Bekerja sekaligus kuliah dengan bantuan beasiswa unggulan, perempuan Bali ini berhasil menyelesaikan S2 secepat kilat hingga awal tahun 2012. Dwita akhirnya kembali ke Pulau Dewata untuk menjalankan misinya dengan menjadi seorang akademisi.
"Saya pulang ke Bali karena ingin mengajar, saya ingin perempuan di Bali itu punya perspektif, memahami apa itu kesetaraan dan keluar dari stereotip yang selama ini secara tidak sadar mereka konsumsi," jelasnya.
Tolak Politik Praktis
Kultur di Bali yang erat membedakan pengaruh kekuasaan laki-laki dan perempuan membuatnya yakin untuk menyebarkan ide soal kesetaraan lewat mahasiswa dilingkup kampus. Pada tahun 2015 akhirnya Kadek Dwita kembali meneruskan studi S3-nya di Departemen yang sama, yaitu Ilmu Politik UI.
Disertasinya berhasil final pada tahun 2019, saat momen sidang bahkan sejumlah pejabat hadir seperti salah satunya Menteri Pemberdayaan Perempuan dan Perlindungan Anak RI, Bintang Puspayoga.
Hingga kini, perempuan Bali pertama penyandang gelar Doktor Ilmu Politik tersebut tak ada keinginan berkecimpung ke arah politik praktis.
"Kalau ada teman yang minta bantuan untuk pandangan politik, ide politik, saya lihat itu sebagai peluang untuk memasukan ide tentang kesetaraan. Harus ada yang menjaga kewarasan. Ketika kita jadi akademisi dan ketika jadi praktisi kita bisa saja berubah," sambungnya.
Direktur di salah satu lembaga survei ini mengakui layaknya feminis lainnya, ia ingin turut ambil bagian di jalur pendidikan. Sosok Kartini digambarkan sebagai representasi perjuangan perempuan yang perlu belajar betapa pentingnya pendidikan untuk perempuan di negeri ini.

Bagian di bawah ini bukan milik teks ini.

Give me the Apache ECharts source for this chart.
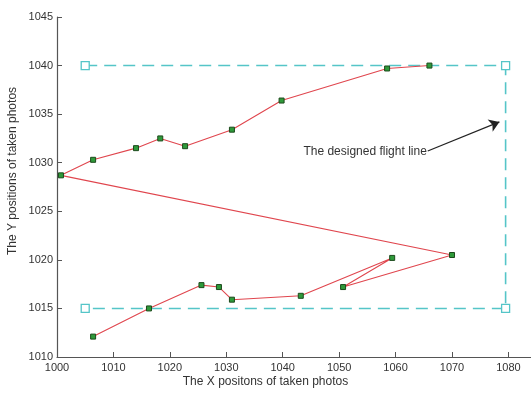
<!DOCTYPE html>
<html>
<head>
<meta charset="utf-8">
<script src="https://cdn.jsdelivr.net/npm/echarts@6/dist/echarts.min.js"></script>
<style>html,body{margin:0;padding:0;background:#fff}#c{width:531px;height:394px}</style>
</head>
<body>
<div id="c"></div>
<script>
// Actual photo positions, in flight order
var photoX = [1006.4, 1016.3, 1025.6, 1028.7, 1031.0, 1043.2, 1059.4, 1050.7, 1070.0,
              1000.7, 1006.4, 1014.0, 1018.3, 1022.7, 1031.0, 1039.8, 1058.5, 1066.0];
var photoY = [1012.1, 1015.0, 1017.4, 1017.2, 1015.9, 1016.3, 1020.2, 1017.2, 1020.5,
              1028.7, 1030.3, 1031.5, 1032.5, 1031.7, 1033.4, 1036.4, 1039.7, 1040.0];
// Designed flight line corners
var flightX = [1005, 1079.5, 1079.5, 1005];
var flightY = [1040, 1040, 1015, 1015];
// Tick labels
var xTicks = [1000, 1010, 1020, 1030, 1040, 1050, 1060, 1070, 1080];
var yTicks = [1010, 1015, 1020, 1025, 1030, 1035, 1040, 1045];
// Annotation arrow (start, end) and text
var arrowFrom = [1065.7, 1031.2];
var arrowTo = [1078.4, 1034.2];
var annotText = 'The designed flight line';

function zip(a, b) { return a.map(function (v, i) { return [v, b[i]]; }); }

var font = 'Liberation Sans, Arial, sans-serif';
var chart = echarts.init(document.getElementById('c'), null, {renderer: 'canvas'});
chart.setOption({
  animation: false,
  backgroundColor: '#fff',
  grid: {left: 57, right: 0, top: 17, bottom: 37, containLabel: false},
  xAxis: {
    type: 'value', min: 1000, max: 1084,
    axisLine: {lineStyle: {color: '#555', width: 1.2}},
    axisTick: {inside: true, length: 5, customValues: xTicks, lineStyle: {color: '#555'}},
    axisLabel: {customValues: xTicks, color: '#333', fontSize: 11, fontFamily: font, margin: 5,
      formatter: function (v) { return String(v); }},
    splitLine: {show: false}
  },
  yAxis: {
    type: 'value', min: 1010, max: 1045, interval: 5,
    axisLine: {show: true, lineStyle: {color: '#555', width: 1.2}},
    axisTick: {show: true, inside: true, length: 5, customValues: yTicks, lineStyle: {color: '#555'}},
    axisLabel: {customValues: yTicks, color: '#333', fontSize: 11, fontFamily: font, margin: 4,
      formatter: function (v) { return String(v); }},
    splitLine: {show: false}
  },
  graphic: [
    {type: 'text', left: 'center', style: {text: 'The X positons of taken photos', fill: '#333', font: '12px ' + font}, top: 376, z: 10},
    {type: 'text', x: 13, y: 171, rotation: Math.PI / 2, style: {text: 'The Y positions of taken photos', fill: '#333', font: '12px ' + font, align: 'center', verticalAlign: 'middle'}}
  ],
  series: [
    {
      type: 'line', name: 'designed',
      data: zip(flightX, flightY),
      symbol: 'rect', symbolSize: 8,
      itemStyle: {color: '#fff', borderColor: '#55c5c8', borderWidth: 1.3},
      lineStyle: {color: '#55c5c8', width: 1.6, type: [12, 7]},
      z: 2
    },
    {
      type: 'line', name: 'actual',
      data: zip(photoX, photoY),
      symbol: 'rect', symbolSize: 5,
      itemStyle: {color: '#2f9a3a', borderColor: '#1c4a1c', borderWidth: 1},
      lineStyle: {color: '#e0464e', width: 1.1},
      z: 3,
      markLine: {
        silent: true,
        symbol: ['none', 'arrow'], symbolSize: 10,
        lineStyle: {color: '#222', width: 1.2, type: 'solid'},
        label: {show: true, position: 'start', formatter: annotText, color: '#333', fontSize: 12, fontFamily: font, distance: 1},
        data: [[{coord: arrowFrom}, {coord: arrowTo}]]
      }
    }
  ]
});
</script>
</body>
</html>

"Ayo kita berpikir terbuka, kita hargai diri kita bukan melihat gender, tetapi sebenarnya di Bali walaupun kulturnya sangat patriarki, ada ruang-ruang yang bisa kita isi lebih egaliter dibandingkan cara kita hidup hari ini. Dalam artian kita mampu berpikir kritis dan memimpin, kita sebenarnya punya kesempatan yang sama," pesannya.